___ Material ___

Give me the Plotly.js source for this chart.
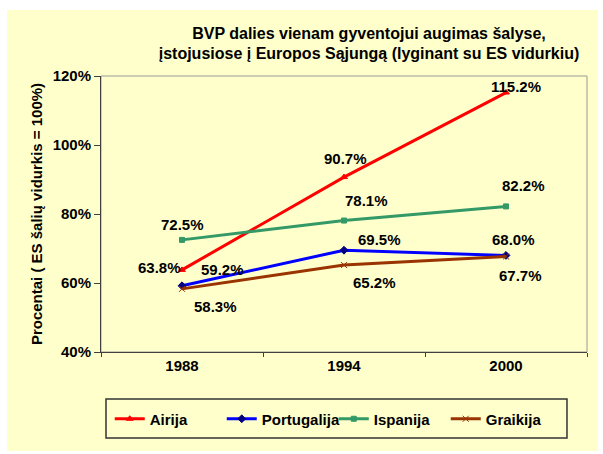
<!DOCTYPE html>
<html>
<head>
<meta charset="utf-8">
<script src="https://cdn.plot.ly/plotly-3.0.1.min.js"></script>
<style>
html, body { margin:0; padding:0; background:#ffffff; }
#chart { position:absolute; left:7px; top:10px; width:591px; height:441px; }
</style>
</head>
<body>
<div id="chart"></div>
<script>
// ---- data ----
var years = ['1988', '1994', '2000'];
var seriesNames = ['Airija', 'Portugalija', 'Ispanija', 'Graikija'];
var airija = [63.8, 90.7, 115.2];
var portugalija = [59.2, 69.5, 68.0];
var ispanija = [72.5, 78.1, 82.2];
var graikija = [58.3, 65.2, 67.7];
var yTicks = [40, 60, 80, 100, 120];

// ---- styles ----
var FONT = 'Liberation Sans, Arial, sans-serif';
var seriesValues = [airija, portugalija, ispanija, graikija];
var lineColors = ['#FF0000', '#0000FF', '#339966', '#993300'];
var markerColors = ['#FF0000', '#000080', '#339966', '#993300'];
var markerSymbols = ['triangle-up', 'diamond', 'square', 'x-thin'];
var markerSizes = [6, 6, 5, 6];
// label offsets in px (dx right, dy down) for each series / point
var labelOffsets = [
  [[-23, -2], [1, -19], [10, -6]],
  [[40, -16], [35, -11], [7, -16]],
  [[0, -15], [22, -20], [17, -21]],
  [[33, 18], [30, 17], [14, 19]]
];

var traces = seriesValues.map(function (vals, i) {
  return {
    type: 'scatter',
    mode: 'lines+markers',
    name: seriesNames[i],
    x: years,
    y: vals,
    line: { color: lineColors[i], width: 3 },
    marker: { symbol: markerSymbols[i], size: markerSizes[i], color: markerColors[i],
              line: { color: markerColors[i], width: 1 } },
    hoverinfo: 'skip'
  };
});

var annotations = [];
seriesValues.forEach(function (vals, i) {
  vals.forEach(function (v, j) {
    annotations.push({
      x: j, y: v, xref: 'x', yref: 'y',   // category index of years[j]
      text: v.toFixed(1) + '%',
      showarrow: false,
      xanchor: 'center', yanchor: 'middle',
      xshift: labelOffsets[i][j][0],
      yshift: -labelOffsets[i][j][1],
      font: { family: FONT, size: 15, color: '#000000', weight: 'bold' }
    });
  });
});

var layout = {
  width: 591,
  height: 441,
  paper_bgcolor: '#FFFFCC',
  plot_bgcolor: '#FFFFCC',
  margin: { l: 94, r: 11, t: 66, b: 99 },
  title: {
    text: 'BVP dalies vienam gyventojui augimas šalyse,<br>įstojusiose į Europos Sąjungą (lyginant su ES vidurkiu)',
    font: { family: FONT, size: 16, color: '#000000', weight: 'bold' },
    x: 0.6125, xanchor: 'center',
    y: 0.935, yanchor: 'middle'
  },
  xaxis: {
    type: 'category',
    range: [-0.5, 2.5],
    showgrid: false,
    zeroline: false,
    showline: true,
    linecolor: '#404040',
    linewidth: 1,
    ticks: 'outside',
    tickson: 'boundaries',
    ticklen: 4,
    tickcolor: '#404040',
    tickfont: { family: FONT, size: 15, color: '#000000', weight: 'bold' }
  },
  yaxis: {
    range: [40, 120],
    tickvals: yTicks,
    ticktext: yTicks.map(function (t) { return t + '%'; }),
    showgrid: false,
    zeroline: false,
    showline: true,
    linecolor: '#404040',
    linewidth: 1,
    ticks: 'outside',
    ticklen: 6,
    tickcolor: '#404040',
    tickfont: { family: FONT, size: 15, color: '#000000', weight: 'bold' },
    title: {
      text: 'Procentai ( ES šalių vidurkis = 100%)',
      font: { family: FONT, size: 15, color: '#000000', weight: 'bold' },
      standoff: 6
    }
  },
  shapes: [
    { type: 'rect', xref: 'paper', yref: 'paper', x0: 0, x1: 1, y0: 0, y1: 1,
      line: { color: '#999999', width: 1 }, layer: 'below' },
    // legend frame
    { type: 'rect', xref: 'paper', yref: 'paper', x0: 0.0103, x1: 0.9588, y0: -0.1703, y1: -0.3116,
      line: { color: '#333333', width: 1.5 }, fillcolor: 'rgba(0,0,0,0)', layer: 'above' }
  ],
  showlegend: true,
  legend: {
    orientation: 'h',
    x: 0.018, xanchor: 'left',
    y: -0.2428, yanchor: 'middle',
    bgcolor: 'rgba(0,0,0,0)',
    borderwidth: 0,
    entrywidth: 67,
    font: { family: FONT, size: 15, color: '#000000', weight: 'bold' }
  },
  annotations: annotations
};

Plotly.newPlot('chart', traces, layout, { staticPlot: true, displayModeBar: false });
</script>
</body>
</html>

___

* **Directions for this task**
Reproduce only the lines from the beginning of the data through the line that contains "var yTicks = [40, 60, 80, 100, 120];", both included, and please drop the pictures.

* **Response to the task**
Give me the Plotly.js source for this chart.
<!DOCTYPE html>
<html>
<head>
<meta charset="utf-8">
<script src="https://cdn.plot.ly/plotly-3.0.1.min.js"></script>
<style>
html, body { margin:0; padding:0; background:#ffffff; }
#chart { position:absolute; left:7px; top:10px; width:591px; height:441px; }
</style>
</head>
<body>
<div id="chart"></div>
<script>
// ---- data ----
var years = ['1988', '1994', '2000'];
var seriesNames = ['Airija', 'Portugalija', 'Ispanija', 'Graikija'];
var airija = [63.8, 90.7, 115.2];
var portugalija = [59.2, 69.5, 68.0];
var ispanija = [72.5, 78.1, 82.2];
var graikija = [58.3, 65.2, 67.7];
var yTicks = [40, 60, 80, 100, 120];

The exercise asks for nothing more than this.